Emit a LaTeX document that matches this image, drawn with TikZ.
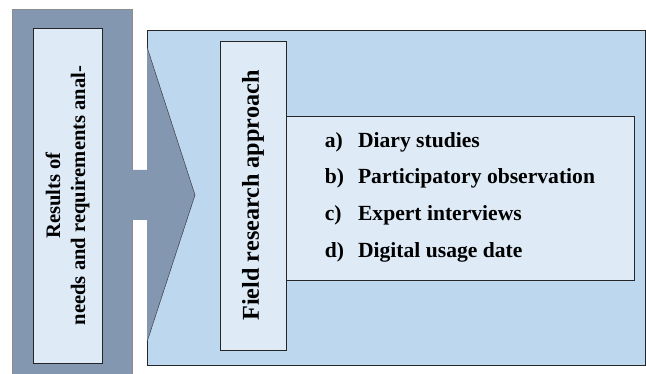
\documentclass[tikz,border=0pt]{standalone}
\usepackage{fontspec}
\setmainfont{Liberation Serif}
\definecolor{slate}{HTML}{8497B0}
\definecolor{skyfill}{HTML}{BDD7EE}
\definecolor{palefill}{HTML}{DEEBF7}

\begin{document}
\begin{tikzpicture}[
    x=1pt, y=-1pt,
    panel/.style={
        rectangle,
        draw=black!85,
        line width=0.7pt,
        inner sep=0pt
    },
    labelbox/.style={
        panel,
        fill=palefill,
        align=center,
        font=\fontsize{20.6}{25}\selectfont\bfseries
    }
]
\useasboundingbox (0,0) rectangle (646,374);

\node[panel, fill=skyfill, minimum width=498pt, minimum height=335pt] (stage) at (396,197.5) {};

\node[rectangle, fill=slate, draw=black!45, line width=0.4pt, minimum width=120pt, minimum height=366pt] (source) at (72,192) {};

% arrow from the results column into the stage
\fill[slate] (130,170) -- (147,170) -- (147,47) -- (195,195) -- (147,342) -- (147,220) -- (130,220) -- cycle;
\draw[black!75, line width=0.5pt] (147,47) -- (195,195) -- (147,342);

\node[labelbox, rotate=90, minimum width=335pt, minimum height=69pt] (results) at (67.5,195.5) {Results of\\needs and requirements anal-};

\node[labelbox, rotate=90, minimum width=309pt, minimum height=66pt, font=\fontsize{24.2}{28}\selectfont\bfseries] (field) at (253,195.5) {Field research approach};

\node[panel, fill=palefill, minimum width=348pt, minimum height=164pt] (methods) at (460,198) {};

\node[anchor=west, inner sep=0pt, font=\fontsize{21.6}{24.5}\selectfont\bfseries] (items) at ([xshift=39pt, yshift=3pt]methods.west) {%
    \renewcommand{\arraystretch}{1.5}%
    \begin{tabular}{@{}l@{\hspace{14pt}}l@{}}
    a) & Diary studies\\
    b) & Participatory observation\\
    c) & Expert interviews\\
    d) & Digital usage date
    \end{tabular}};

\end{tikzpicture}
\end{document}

*****

Requirements: Quote in full the listing given above; the images are to be left out.

Written reply:
Emit a LaTeX document that matches this image, drawn with TikZ.
\documentclass[tikz,border=0pt]{standalone}
\usepackage{fontspec}
\setmainfont{Liberation Serif}
\definecolor{slate}{HTML}{8497B0}
\definecolor{skyfill}{HTML}{BDD7EE}
\definecolor{palefill}{HTML}{DEEBF7}

\begin{document}
\begin{tikzpicture}[
    x=1pt, y=-1pt,
    panel/.style={
        rectangle,
        draw=black!85,
        line width=0.7pt,
        inner sep=0pt
    },
    labelbox/.style={
        panel,
        fill=palefill,
        align=center,
        font=\fontsize{20.6}{25}\selectfont\bfseries
    }
]
\useasboundingbox (0,0) rectangle (646,374);

\node[panel, fill=skyfill, minimum width=498pt, minimum height=335pt] (stage) at (396,197.5) {};

\node[rectangle, fill=slate, draw=black!45, line width=0.4pt, minimum width=120pt, minimum height=366pt] (source) at (72,192) {};

% arrow from the results column into the stage
\fill[slate] (130,170) -- (147,170) -- (147,47) -- (195,195) -- (147,342) -- (147,220) -- (130,220) -- cycle;
\draw[black!75, line width=0.5pt] (147,47) -- (195,195) -- (147,342);

\node[labelbox, rotate=90, minimum width=335pt, minimum height=69pt] (results) at (67.5,195.5) {Results of\\needs and requirements anal-};

\node[labelbox, rotate=90, minimum width=309pt, minimum height=66pt, font=\fontsize{24.2}{28}\selectfont\bfseries] (field) at (253,195.5) {Field research approach};

\node[panel, fill=palefill, minimum width=348pt, minimum height=164pt] (methods) at (460,198) {};

\node[anchor=west, inner sep=0pt, font=\fontsize{21.6}{24.5}\selectfont\bfseries] (items) at ([xshift=39pt, yshift=3pt]methods.west) {%
    \renewcommand{\arraystretch}{1.5}%
    \begin{tabular}{@{}l@{\hspace{14pt}}l@{}}
    a) & Diary studies\\
    b) & Participatory observation\\
    c) & Expert interviews\\
    d) & Digital usage date
    \end{tabular}};

\end{tikzpicture}
\end{document}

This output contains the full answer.